If this is, as I assume, a new plant, it is imperative that the decision for either a J-T process or direct refrigeration process is based upon a thorough engineering analysis.

A J-T plant will, obviously, need more compression downstream to supply the pipeline. A direct refrigeration plant has much lower pressure drop altogether, but the added complexity may increase its cost compared to a J-T.

All in all, the feed and the HC's you wish to recover are of great importance to define the process. Usually, direct refrigeration is used on leaner feeds with lower expected recoveries, and J-T or even refrigerated J-T used for higher recovery rates.

If you are not separating propane, you will also need to consider buying it if you plan to use direct refrigeration.

There are some literature that may assist you overall, I would recommend the GPSA databook for a start.

Also, other guys way more knowledgeable than me here in the forums may assist you better.

Rio de Janeiro - Brazil

RE: Joule-Thomson vs LTS complexity and operating costs.

In regard to compressing propane, keep in mind that typically these compressors (when it is centrifugal type) tend to have a relatively heavy/big frame when compared to natural gas applications. That is essentially because the Mach number at first stages inlet is high (the relative Mach no. can be generally supersonic or close) and that is due to Propane gas properties.
This has quite some implications as impellers have to be made much bigger so that the peripheral speed is decreased - at constant compression ratio - just to have benefit on lowering the Mach. no. (as a general trend). It is a marginal benefit, yet highly desired.

All in all, this was to say that the costs will go up when frame size is bigger (exp. forged construction may not be possible and casting would be required, bigger rotor and shaft ends, bigger oil consumption, increased utilities, etc.). Weight goes up and footprint too.

PS(edit): This is definitely not aimed as a decisive factor for your final technology selection.
It just highlights implications on compressor equipment which just a part of the overall picture that you have to figure out.

RE: Joule-Thomson vs LTS complexity and operating costs.

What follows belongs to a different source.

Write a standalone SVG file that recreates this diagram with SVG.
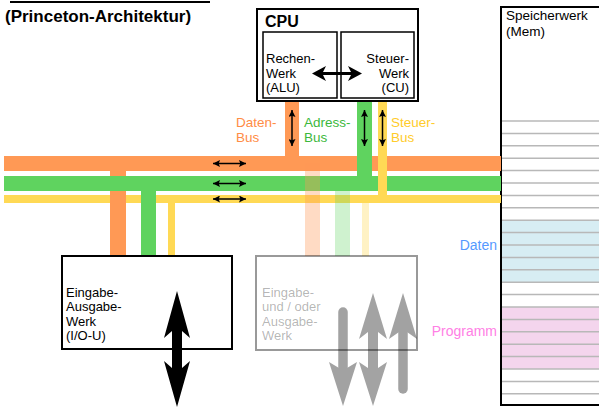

Do we have an apple to apple comparison here in the fist place: Is the minimum operating pressure for the feedgas that the propane chiller option is capable of handling the same as that for the LTS option?
If they are, then it would be obvious that the LTS unit is inherently more reliable, requires less maintenance and would require less manning than that which relies on a C3 compression chiller unit. Going up the scale on compression reliability: recips; screw compressors, centrifugals.

RE: Joule-Thomson vs LTS complexity and operating costs.

Oops,got my terms all mixed up:- I meant JT cooling option, not LTS option.